----- Information provided -----
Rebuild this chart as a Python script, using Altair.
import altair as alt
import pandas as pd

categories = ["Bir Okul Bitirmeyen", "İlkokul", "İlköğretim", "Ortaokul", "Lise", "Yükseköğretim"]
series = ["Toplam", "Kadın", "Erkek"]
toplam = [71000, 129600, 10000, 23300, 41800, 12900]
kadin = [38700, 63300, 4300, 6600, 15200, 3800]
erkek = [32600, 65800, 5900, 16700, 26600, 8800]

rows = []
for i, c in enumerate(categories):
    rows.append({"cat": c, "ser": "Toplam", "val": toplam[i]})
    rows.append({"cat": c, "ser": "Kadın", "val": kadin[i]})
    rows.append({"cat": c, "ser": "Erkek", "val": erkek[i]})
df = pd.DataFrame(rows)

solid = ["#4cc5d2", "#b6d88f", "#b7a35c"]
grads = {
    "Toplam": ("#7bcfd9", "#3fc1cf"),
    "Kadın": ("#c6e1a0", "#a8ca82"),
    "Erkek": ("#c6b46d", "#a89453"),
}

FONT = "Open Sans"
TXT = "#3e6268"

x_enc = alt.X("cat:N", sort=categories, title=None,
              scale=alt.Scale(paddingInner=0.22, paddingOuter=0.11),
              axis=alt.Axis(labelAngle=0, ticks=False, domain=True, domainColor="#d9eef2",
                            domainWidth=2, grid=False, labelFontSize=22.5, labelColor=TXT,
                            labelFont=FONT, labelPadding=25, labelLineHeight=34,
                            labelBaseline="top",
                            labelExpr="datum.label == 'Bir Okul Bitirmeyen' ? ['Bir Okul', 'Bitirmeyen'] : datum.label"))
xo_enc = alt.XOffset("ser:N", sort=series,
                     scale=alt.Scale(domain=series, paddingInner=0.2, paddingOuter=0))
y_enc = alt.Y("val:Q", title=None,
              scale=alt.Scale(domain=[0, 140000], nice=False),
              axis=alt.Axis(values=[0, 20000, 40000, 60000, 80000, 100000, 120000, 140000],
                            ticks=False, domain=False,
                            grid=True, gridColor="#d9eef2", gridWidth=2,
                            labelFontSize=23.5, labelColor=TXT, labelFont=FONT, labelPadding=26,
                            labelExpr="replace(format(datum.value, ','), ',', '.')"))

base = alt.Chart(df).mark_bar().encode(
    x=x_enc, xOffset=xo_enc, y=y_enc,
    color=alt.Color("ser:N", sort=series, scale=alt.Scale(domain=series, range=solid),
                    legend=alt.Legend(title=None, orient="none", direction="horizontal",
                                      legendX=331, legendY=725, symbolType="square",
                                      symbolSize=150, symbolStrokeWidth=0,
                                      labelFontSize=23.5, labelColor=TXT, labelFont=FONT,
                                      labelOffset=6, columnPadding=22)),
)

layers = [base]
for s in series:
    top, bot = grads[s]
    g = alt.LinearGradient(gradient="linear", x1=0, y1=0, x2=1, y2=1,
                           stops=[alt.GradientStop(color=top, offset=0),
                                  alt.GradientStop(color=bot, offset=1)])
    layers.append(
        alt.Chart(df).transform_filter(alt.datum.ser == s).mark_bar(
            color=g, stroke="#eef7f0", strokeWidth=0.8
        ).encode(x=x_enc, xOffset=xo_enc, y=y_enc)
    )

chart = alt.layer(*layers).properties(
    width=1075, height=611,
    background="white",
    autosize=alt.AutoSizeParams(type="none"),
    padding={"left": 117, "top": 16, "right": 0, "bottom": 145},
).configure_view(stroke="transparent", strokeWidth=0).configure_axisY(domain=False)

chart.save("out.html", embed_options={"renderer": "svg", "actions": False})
-----
» **Short exercise**
What is needed is an exact copy of the lines from the start of the listing through the line where "import pandas as pd" sits, please, both end lines included and nothing more.

» **Exercise answer**
Rebuild this chart as a Python script, using Altair.
import altair as alt
import pandas as pd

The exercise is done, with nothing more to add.